Records with drawing code
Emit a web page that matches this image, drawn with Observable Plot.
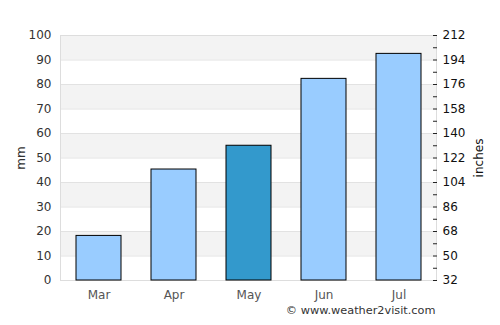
<!DOCTYPE html>
<html><head><meta charset="utf-8">
<script src="https://cdn.jsdelivr.net/npm/d3@7"></script>
<script src="https://cdn.jsdelivr.net/npm/@observablehq/plot@0.6"></script>
<style>body{margin:0;background:#fff;font-family:"DejaVu Sans",sans-serif}</style>
</head><body><div id="chart"></div>
<script>
const months = ["Mar","Apr","May","Jun","Jul"];
const rainfall = [18.2, 45.3, 55, 82.3, 92.5];
const highlight = ["May"];
const leftTicks = [0,10,20,30,40,50,60,70,80,90,100];
const rightTickLabels = [32,50,68,86,104,122,140,158,176,194,212];
const minorTicks = [5,15,25,35,45,55,65,75,85,95];
const bands = [[10,20],[30,40],[50,60],[70,80],[90,100]];
const credit = "© www.weather2visit.com";

const data = months.map((m,i)=>({month:m, value:rainfall[i], hi: highlight.includes(m)}));

const chart = Plot.plot({
  width: 500, height: 325,
  marginLeft: 60, marginRight: 64, marginTop: 35, marginBottom: 45,
  style: {fontFamily: "DejaVu Sans", fontSize: "12px", background: "#fff"},
  x: {domain: months, paddingInner: 0.4, paddingOuter: 0.2},
  y: {domain: [0,100]},
  marks: [
    Plot.rect(bands, {y1: d=>d[0], y2: d=>d[1], fill: "#f3f3f3"}),
    Plot.ruleY(leftTicks, {stroke: "#e2e2e2"}),
    Plot.frame({stroke: "#dddddd"}),
    Plot.barY(data, {x: "month", y: "value", fill: d=>d.hi ? "#3399cc" : "#99ccff", stroke: "#000", strokeWidth: 1}),
    Plot.axisY({anchor: "left", ticks: leftTicks, tickSize: 0, tickPadding: 9, fill: "#333", label: "mm", labelAnchor: "center", labelArrow: "none", labelOffset: 44, fontSize: 12}),
    Plot.axisY({anchor: "right", ticks: leftTicks, tickSize: 0, tickFormat: (d,i)=>String(rightTickLabels[i]), tickPadding: 6, fill: "#111", label: "inches", labelAnchor: "center", labelArrow: "none", labelOffset: 46, fontSize: 12}),
    Plot.axisY({anchor: "right", ticks: leftTicks.concat(minorTicks), tickSize: 4, dx: -4, tickFormat: ()=>"", stroke: "#222", label: null}),
    Plot.axisX({anchor: "bottom", tickSize: 0, tickPadding: 10, fill: "#555", label: null, fontSize: 12}),
    Plot.text([credit], {frameAnchor: "bottom-right", dy: 33, dx: -1, text: d=>d, fontSize: 11.3, fill: "#333", textAnchor: "end"})
  ]
});
document.getElementById("chart").appendChild(chart);
</script></body></html>
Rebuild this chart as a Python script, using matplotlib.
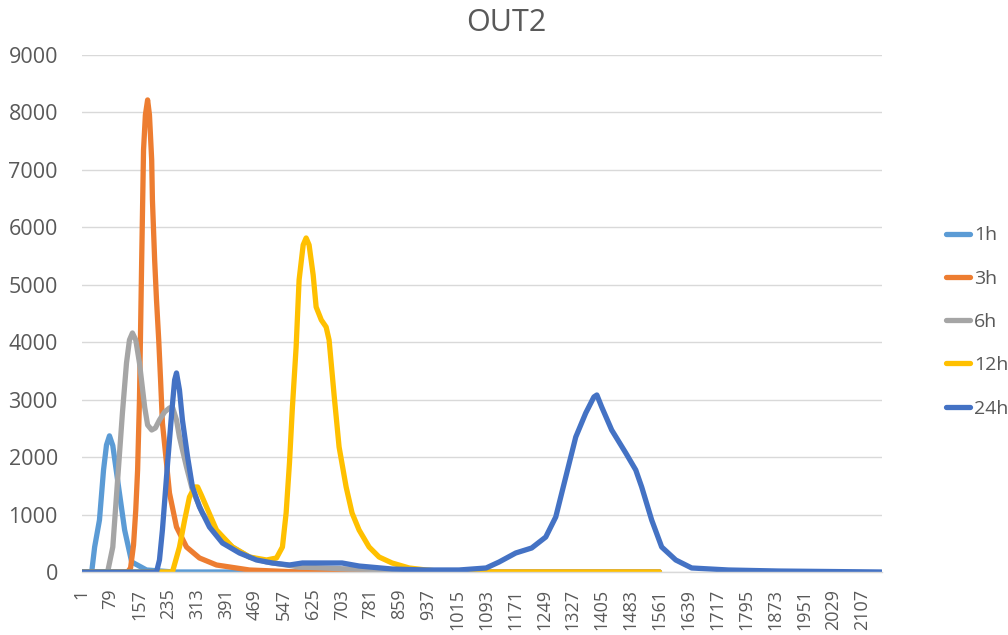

## Short problem
Repeat the data above exactly, but not the pictures.

## Solved exercise
Emit a web page that matches this image, drawn with Observable Plot.
<!DOCTYPE html>
<html><head><meta charset="utf-8">
<script src="https://cdn.jsdelivr.net/npm/d3@7"></script>
<script src="https://cdn.jsdelivr.net/npm/@observablehq/plot@0.6"></script>
<style>body{margin:0;background:#fff;font-family:"DejaVu Sans",sans-serif}</style>
</head><body><div id="chart"></div>
<script>
const months = ["Mar","Apr","May","Jun","Jul"];
const rainfall = [18.2, 45.3, 55, 82.3, 92.5];
const highlight = ["May"];
const leftTicks = [0,10,20,30,40,50,60,70,80,90,100];
const rightTickLabels = [32,50,68,86,104,122,140,158,176,194,212];
const minorTicks = [5,15,25,35,45,55,65,75,85,95];
const bands = [[10,20],[30,40],[50,60],[70,80],[90,100]];
const credit = "© www.weather2visit.com";

const data = months.map((m,i)=>({month:m, value:rainfall[i], hi: highlight.includes(m)}));

const chart = Plot.plot({
  width: 500, height: 325,
  marginLeft: 60, marginRight: 64, marginTop: 35, marginBottom: 45,
  style: {fontFamily: "DejaVu Sans", fontSize: "12px", background: "#fff"},
  x: {domain: months, paddingInner: 0.4, paddingOuter: 0.2},
  y: {domain: [0,100]},
  marks: [
    Plot.rect(bands, {y1: d=>d[0], y2: d=>d[1], fill: "#f3f3f3"}),
    Plot.ruleY(leftTicks, {stroke: "#e2e2e2"}),
    Plot.frame({stroke: "#dddddd"}),
    Plot.barY(data, {x: "month", y: "value", fill: d=>d.hi ? "#3399cc" : "#99ccff", stroke: "#000", strokeWidth: 1}),
    Plot.axisY({anchor: "left", ticks: leftTicks, tickSize: 0, tickPadding: 9, fill: "#333", label: "mm", labelAnchor: "center", labelArrow: "none", labelOffset: 44, fontSize: 12}),
    Plot.axisY({anchor: "right", ticks: leftTicks, tickSize: 0, tickFormat: (d,i)=>String(rightTickLabels[i]), tickPadding: 6, fill: "#111", label: "inches", labelAnchor: "center", labelArrow: "none", labelOffset: 46, fontSize: 12}),
    Plot.axisY({anchor: "right", ticks: leftTicks.concat(minorTicks), tickSize: 4, dx: -4, tickFormat: ()=>"", stroke: "#222", label: null}),
    Plot.axisX({anchor: "bottom", tickSize: 0, tickPadding: 10, fill: "#555", label: null, fontSize: 12}),
    Plot.text([credit], {frameAnchor: "bottom-right", dy: 33, dx: -1, text: d=>d, fontSize: 11.3, fill: "#333", textAnchor: "end"})
  ]
});
document.getElementById("chart").appendChild(chart);
</script></body></html>
Rebuild this chart as a Python script, using matplotlib.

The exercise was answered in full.